What factors influence Material Price Variance?

Several factors can influence MPV, including supplier pricing, market demand, and production efficiency. Changes in raw material costs due to geopolitical events or natural disasters can also significantly impact this KPI.

How often should MPV be calculated?

Calculating MPV monthly is advisable for most organizations to ensure timely insights. However, companies with volatile material costs may benefit from weekly assessments to stay ahead of potential issues.

Can MPV affect overall profitability?

Yes, a high MPV can erode profit margins by increasing production costs. Monitoring and managing this KPI effectively can help organizations maintain profitability and improve financial health.
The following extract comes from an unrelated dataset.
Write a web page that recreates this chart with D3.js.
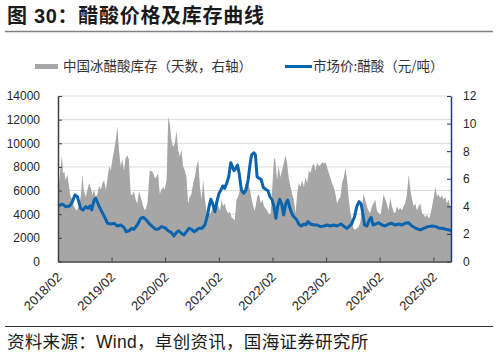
<!DOCTYPE html>
<html><head><meta charset="utf-8">
<script src="https://cdn.jsdelivr.net/npm/d3@7"></script>
<style>
body{margin:0;background:#fff}
svg{display:block}
</style>
</head><body>
<svg id="c" width="498" height="355"></svg>
<script>
// ---------------- DATA ----------------
const titleText = "图 30：醋酸价格及库存曲线";
const sourceText = "资料来源：Wind，卓创资讯，国海证券研究所";
const seriesNames = ["中国冰醋酸库存（天数，右轴）", "市场价:醋酸（元/吨）"];

const leftTicks = [0, 2000, 4000, 6000, 8000, 10000, 12000, 14000];
const rightTicks = [0, 2, 4, 6, 8, 10, 12];
const xTickDates = ["2018-02-01","2019-02-01","2020-02-01","2021-02-01","2022-02-01","2023-02-01","2024-02-01","2025-02-01"];
const xTickLabels = ["2018/02","2019/02","2020/02","2021/02","2022/02","2023/02","2024/02","2025/02"];

// 市场价:醋酸（元/吨）
const priceDates = ["2018-02-01","2018-03-03","2018-03-25","2018-04-22","2018-05-10","2018-05-27","2018-06-13","2018-07-05","2018-07-21","2018-08-09","2018-08-25","2018-09-08","2018-09-19","2018-10-05","2018-10-16","2018-11-04","2018-11-20","2018-12-12","2019-01-05","2019-01-27","2019-02-19","2019-03-12","2019-04-04","2019-04-26","2019-05-12","2019-05-30","2019-06-18","2019-07-03","2019-07-26","2019-08-18","2019-09-03","2019-09-21","2019-10-14","2019-11-06","2019-11-29","2019-12-14","2020-01-07","2020-01-30","2020-02-21","2020-03-14","2020-04-01","2020-04-17","2020-05-03","2020-05-21","2020-06-08","2020-06-25","2020-07-12","2020-07-29","2020-08-16","2020-09-02","2020-09-19","2020-10-10","2020-10-28","2020-11-13","2020-11-26","2020-12-08","2020-12-20","2021-01-05","2021-01-18","2021-02-02","2021-02-15","2021-02-28","2021-03-12","2021-03-26","2021-04-09","2021-04-23","2021-05-04","2021-05-15","2021-05-27","2021-06-08","2021-06-19","2021-07-04","2021-07-20","2021-08-05","2021-08-19","2021-08-30","2021-09-11","2021-09-27","2021-10-08","2021-10-19","2021-11-01","2021-11-16","2021-11-30","2021-12-16","2022-01-01","2022-01-15","2022-01-30","2022-02-11","2022-02-24","2022-03-08","2022-03-22","2022-04-05","2022-04-18","2022-05-02","2022-05-16","2022-05-29","2022-06-12","2022-06-26","2022-07-14","2022-07-30","2022-08-15","2022-09-03","2022-09-16","2022-09-30","2022-10-18","2022-11-10","2022-12-02","2022-12-25","2023-01-17","2023-02-09","2023-03-02","2023-03-25","2023-04-16","2023-05-13","2023-06-06","2023-06-23","2023-07-11","2023-07-26","2023-08-14","2023-08-29","2023-09-14","2023-09-28","2023-10-09","2023-10-21","2023-11-06","2023-11-22","2023-12-05","2023-12-18","2024-01-07","2024-01-25","2024-02-17","2024-03-09","2024-04-02","2024-04-24","2024-05-16","2024-06-09","2024-07-01","2024-07-23","2024-08-16","2024-09-08","2024-10-05","2024-11-04","2024-11-27","2024-12-26","2025-01-23","2025-02-19","2025-03-12","2025-04-05","2025-04-27","2025-05-19","2025-06-01"];
const priceValues = [4700,4860,4640,4700,5060,5630,5480,4500,4360,4640,4500,4700,4360,5200,5350,4780,4360,3850,3230,3170,3230,3000,3090,2890,2520,2600,2810,2720,3090,3650,3740,3570,3230,2950,2720,2720,2950,2860,2600,2440,2160,2440,2600,2390,2240,2520,2810,2720,2520,2670,2810,2810,3090,3790,4640,5260,4920,4210,5060,5770,6050,6390,6190,6620,7170,8360,8020,7680,7880,8160,7460,6050,5770,6050,6900,8020,9010,9200,9010,7170,7040,6950,6280,6110,5990,5480,5200,4640,3650,4640,5260,4860,3930,4860,5200,4580,4080,3790,3570,3170,3000,3170,3090,3370,3170,3090,3090,2950,3000,3090,3000,3090,3000,3170,2950,2810,3000,3200,3790,4640,5060,4860,4080,3090,3000,3510,3740,3090,3170,3280,3090,3000,3170,3230,3090,3170,3090,3230,3280,3000,2810,2670,2810,2950,3000,2950,2810,2810,2720,2670,2600];

// 中国冰醋酸库存（天数，右轴）
const invDates = ["2018-02-01","2018-02-19","2018-02-28","2018-03-07","2018-03-16","2018-03-25","2018-04-06","2018-04-17","2018-04-28","2018-05-10","2018-05-21","2018-06-07","2018-06-24","2018-07-08","2018-07-17","2018-07-28","2018-08-09","2018-08-21","2018-09-01","2018-09-13","2018-09-24","2018-10-05","2018-10-16","2018-10-28","2018-11-08","2018-11-20","2018-12-01","2018-12-12","2018-12-24","2019-01-05","2019-01-16","2019-01-27","2019-02-08","2019-02-19","2019-03-01","2019-03-12","2019-03-23","2019-04-04","2019-04-15","2019-04-26","2019-05-08","2019-05-19","2019-05-30","2019-06-11","2019-06-22","2019-07-03","2019-07-15","2019-07-26","2019-08-07","2019-08-18","2019-09-04","2019-09-17","2019-10-03","2019-10-19","2019-11-07","2019-11-25","2019-12-15","2019-12-26","2020-01-07","2020-01-18","2020-01-30","2020-02-11","2020-02-22","2020-03-03","2020-03-15","2020-03-26","2020-04-07","2020-04-18","2020-04-29","2020-05-11","2020-05-22","2020-06-02","2020-06-14","2020-06-25","2020-07-06","2020-07-18","2020-07-29","2020-08-10","2020-08-21","2020-09-02","2020-09-13","2020-09-25","2020-10-06","2020-10-17","2020-10-29","2020-11-10","2020-11-21","2020-12-02","2020-12-14","2020-12-25","2021-01-06","2021-01-17","2021-01-28","2021-02-09","2021-02-20","2021-03-01","2021-03-13","2021-03-24","2021-04-05","2021-04-16","2021-04-28","2021-05-09","2021-05-20","2021-06-01","2021-06-12","2021-06-24","2021-07-05","2021-07-16","2021-07-27","2021-08-09","2021-08-20","2021-09-01","2021-09-12","2021-09-23","2021-10-02","2021-10-09","2021-10-20","2021-11-01","2021-11-13","2021-11-24","2021-12-05","2021-12-27","2022-01-08","2022-01-20","2022-01-31","2022-02-11","2022-02-18","2022-02-24","2022-03-04","2022-03-15","2022-03-27","2022-04-07","2022-04-19","2022-04-30","2022-05-11","2022-05-22","2022-06-04","2022-06-15","2022-06-26","2022-07-08","2022-07-19","2022-07-30","2022-08-11","2022-08-22","2022-09-03","2022-09-14","2022-09-25","2022-10-07","2022-10-18","2022-10-29","2022-11-10","2022-11-21","2022-12-02","2022-12-14","2022-12-25","2023-01-06","2023-01-18","2023-01-29","2023-02-09","2023-02-20","2023-03-02","2023-03-13","2023-03-25","2023-04-06","2023-04-16","2023-04-28","2023-05-10","2023-05-21","2023-06-02","2023-06-13","2023-06-24","2023-07-06","2023-07-17","2023-07-28","2023-08-07","2023-08-18","2023-08-29","2023-09-10","2023-09-21","2023-10-03","2023-10-14","2023-10-25","2023-11-06","2023-11-17","2023-11-28","2023-12-10","2023-12-21","2024-01-02","2024-01-13","2024-01-25","2024-02-06","2024-02-17","2024-02-28","2024-03-10","2024-03-21","2024-04-02","2024-04-13","2024-04-24","2024-05-06","2024-05-17","2024-05-28","2024-06-09","2024-06-20","2024-07-02","2024-07-13","2024-07-24","2024-08-05","2024-08-17","2024-08-28","2024-09-09","2024-09-20","2024-10-01","2024-10-12","2024-10-24","2024-11-04","2024-11-16","2024-11-27","2024-12-08","2024-12-20","2025-01-01","2025-01-12","2025-01-23","2025-02-04","2025-02-15","2025-02-26","2025-03-08","2025-03-19","2025-03-31","2025-04-12","2025-04-23","2025-05-04","2025-05-15","2025-05-26","2025-06-01"];
const invDays = [4.8,6.9,7.7,6.4,6.5,5.9,6.3,5.4,4.7,4.5,4.0,3.7,4.0,4.9,6.3,5.1,4.7,5.2,5.7,5.3,4.8,5.2,4.7,4.9,5.5,5.2,5.7,5.9,5.2,6.1,6.9,6.6,7.5,8.1,8.8,9.8,8.1,6.9,7.4,6.6,7.5,7.7,7.4,4.9,4.8,5.1,4.5,4.2,5.1,4.7,4.0,3.7,4.2,6.6,6.5,6.0,6.4,4.9,5.2,5.4,5.2,6.0,10.5,10.0,8.8,8.3,8.6,9.5,8.1,7.6,8.1,6.9,6.6,6.1,4.2,4.7,4.9,5.7,6.1,6.9,7.4,5.4,4.5,5.9,4.5,3.5,3.7,3.4,3.7,4.0,3.7,4.2,4.0,3.7,4.5,4.0,4.2,3.7,3.5,3.6,3.2,3.1,3.0,4.5,4.7,5.2,5.7,4.9,5.4,5.9,5.7,5.2,4.5,4.0,3.7,4.0,4.7,4.9,4.2,4.5,4.0,3.7,3.4,3.5,5.4,7.4,7.5,6.9,5.9,6.9,6.1,6.6,7.1,7.7,7.2,6.1,5.4,4.9,4.5,3.5,4.9,5.7,5.4,5.9,5.4,6.1,5.7,6.6,6.4,6.9,7.1,6.6,7.2,6.9,7.0,7.2,7.1,7.2,6.8,6.4,6.1,5.7,5.4,4.9,4.2,4.5,4.7,5.7,6.1,6.8,5.9,4.5,3.5,3.0,2.4,2.3,2.4,2.5,2.8,3.7,4.9,4.5,4.0,3.7,3.5,4.0,4.2,4.5,3.7,3.5,3.4,4.0,4.9,4.5,4.2,3.7,4.6,4.0,3.6,3.5,4.0,3.7,3.9,3.7,4.0,4.2,4.9,6.3,5.2,4.5,4.0,4.2,3.7,4.0,4.2,3.5,3.4,3.2,3.4,3.1,3.4,4.0,4.7,5.4,4.7,4.9,4.6,4.8,4.5,4.7,4.2,4.5,4.0,4.0];

const xDomain = ["2018-02-01", "2025-06-01"];

// ---------------- DRAW ----------------
const parse = d3.timeParse("%Y-%m-%d");
const svg = d3.select("#c");
const L = 58, R = 451, T = 96, B = 261.5;
const numFont = "'Liberation Sans', Arial, 'Noto Sans CJK SC', sans-serif";
const cjkFont = "'Noto Sans CJK SC', 'Liberation Sans', sans-serif";

const x = d3.scaleTime().domain(xDomain.map(parse)).range([L, R]);
const yL = d3.scaleLinear().domain([0, 14000]).range([B, T]);
const yR = d3.scaleLinear().domain([0, 12]).range([B, T]);

// title
svg.append("text").attr("x", 7).attr("y", 23)
  .attr("font-family", "'Liberation Sans','Noto Sans CJK SC',sans-serif")
  .attr("font-weight", "bold").attr("font-size", 20).attr("letter-spacing", 0.7)
  .attr("fill", "#1a1a1a").text(titleText);
svg.append("line").attr("x1", 5).attr("x2", 493).attr("y1", 31.5).attr("y2", 31.5)
  .attr("stroke", "#808080").attr("stroke-width", 1.5);

// legend
svg.append("rect").attr("x", 35).attr("y", 64).attr("width", 23).attr("height", 5).attr("fill", "#a6a6a6");
svg.append("text").attr("x", 63).attr("y", 71).attr("font-family", cjkFont).attr("font-size", 13.5)
  .attr("fill", "#333").text(seriesNames[0]);
svg.append("line").attr("x1", 285).attr("x2", 312).attr("y1", 66.5).attr("y2", 66.5)
  .attr("stroke", "#0a63ad").attr("stroke-width", 3);
svg.append("text").attr("x", 313).attr("y", 71).attr("font-family", cjkFont).attr("font-size", 13.5)
  .attr("fill", "#333").text(seriesNames[1]);

// grid
svg.append("g").selectAll("line").data(leftTicks.filter(d => d > 0)).join("line")
  .attr("x1", L).attr("x2", R).attr("y1", d => yL(d)).attr("y2", d => yL(d))
  .attr("stroke", "#d9d9d9").attr("stroke-width", 1);

// inventory area (right axis)
const inv = invDates.map((d, i) => ({ date: parse(d), v: invDays[i] }));
svg.append("path").datum(inv)
  .attr("d", d3.area().x(d => x(d.date)).y0(yR(0)).y1(d => yR(d.v)))
  .attr("fill", "#a6a6a6");

// price line (left axis)
const price = priceDates.map((d, i) => ({ date: parse(d), v: priceValues[i] }));
svg.append("path").datum(price)
  .attr("d", d3.line().x(d => x(d.date)).y(d => yL(d.v)))
  .attr("fill", "none").attr("stroke", "#0a63ad").attr("stroke-width", 3)
  .attr("stroke-linejoin", "round");

// left axis
const gL = svg.append("g").attr("transform", `translate(${L},0)`)
  .call(d3.axisLeft(yL).tickValues(leftTicks).tickSizeInner(-4).tickSizeOuter(0).tickPadding(18).tickFormat(d3.format("d")));
gL.select(".domain").attr("stroke", "#404040").attr("stroke-width", 1.5);
gL.selectAll(".tick line").attr("stroke", "#404040");
gL.selectAll("text").attr("font-family", numFont).attr("font-size", 12).attr("fill", "#262626");

// right axis
const gR = svg.append("g").attr("transform", `translate(${R},0)`)
  .call(d3.axisRight(yR).tickValues(rightTicks).tickSizeInner(-4).tickSizeOuter(0).tickPadding(12));
gR.select(".domain").attr("stroke", "#1f3a7a").attr("stroke-width", 1.5);
gR.selectAll(".tick line").attr("stroke", "#1f3a7a");
gR.selectAll("text").attr("font-family", numFont).attr("font-size", 12).attr("fill", "#262626");

// bottom axis
const gB = svg.append("g").attr("transform", `translate(0,${B})`)
  .call(d3.axisBottom(x).tickValues(xTickDates.map(parse)).tickSizeInner(-4).tickSizeOuter(0)
    .tickFormat((d, i) => xTickLabels[i]));
gB.select(".domain").attr("stroke", "#404040").attr("stroke-width", 1.5);
gB.selectAll(".tick line").attr("stroke", "#404040");
gB.selectAll("text").attr("font-family", numFont).attr("font-size", 13).attr("fill", "#262626")
  .attr("y", 0).attr("dy", 0).attr("text-anchor", "end")
  .attr("transform", "translate(4,16.5) rotate(-45)");

// source
svg.append("line").attr("x1", 5).attr("x2", 493).attr("y1", 326.5).attr("y2", 326.5)
  .attr("stroke", "#333").attr("stroke-width", 1);
svg.append("text").attr("x", 7).attr("y", 348)
  .attr("font-family", "'Liberation Sans','Noto Sans CJK SC',sans-serif")
  .attr("font-size", 17.5).attr("letter-spacing", 0.3).attr("fill", "#1a1a1a").text(sourceText);
</script>
</body></html>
What is the ideal target for MPV?

An ideal target for MPV is typically within 5% to 10%. This range indicates effective cost management and procurement strategies, while higher variances may signal underlying issues.

How can technology improve MPV tracking?

Technology can enhance MPV tracking through real-time data analytics and reporting dashboards. These tools provide insights into pricing trends and supplier performance, enabling quicker decision-making.

Is MPV relevant for all industries?

While MPV is particularly critical in manufacturing and production sectors, it can also be relevant in industries where material costs play a significant role in overall expenses. Understanding MPV helps organizations across sectors manage costs effectively.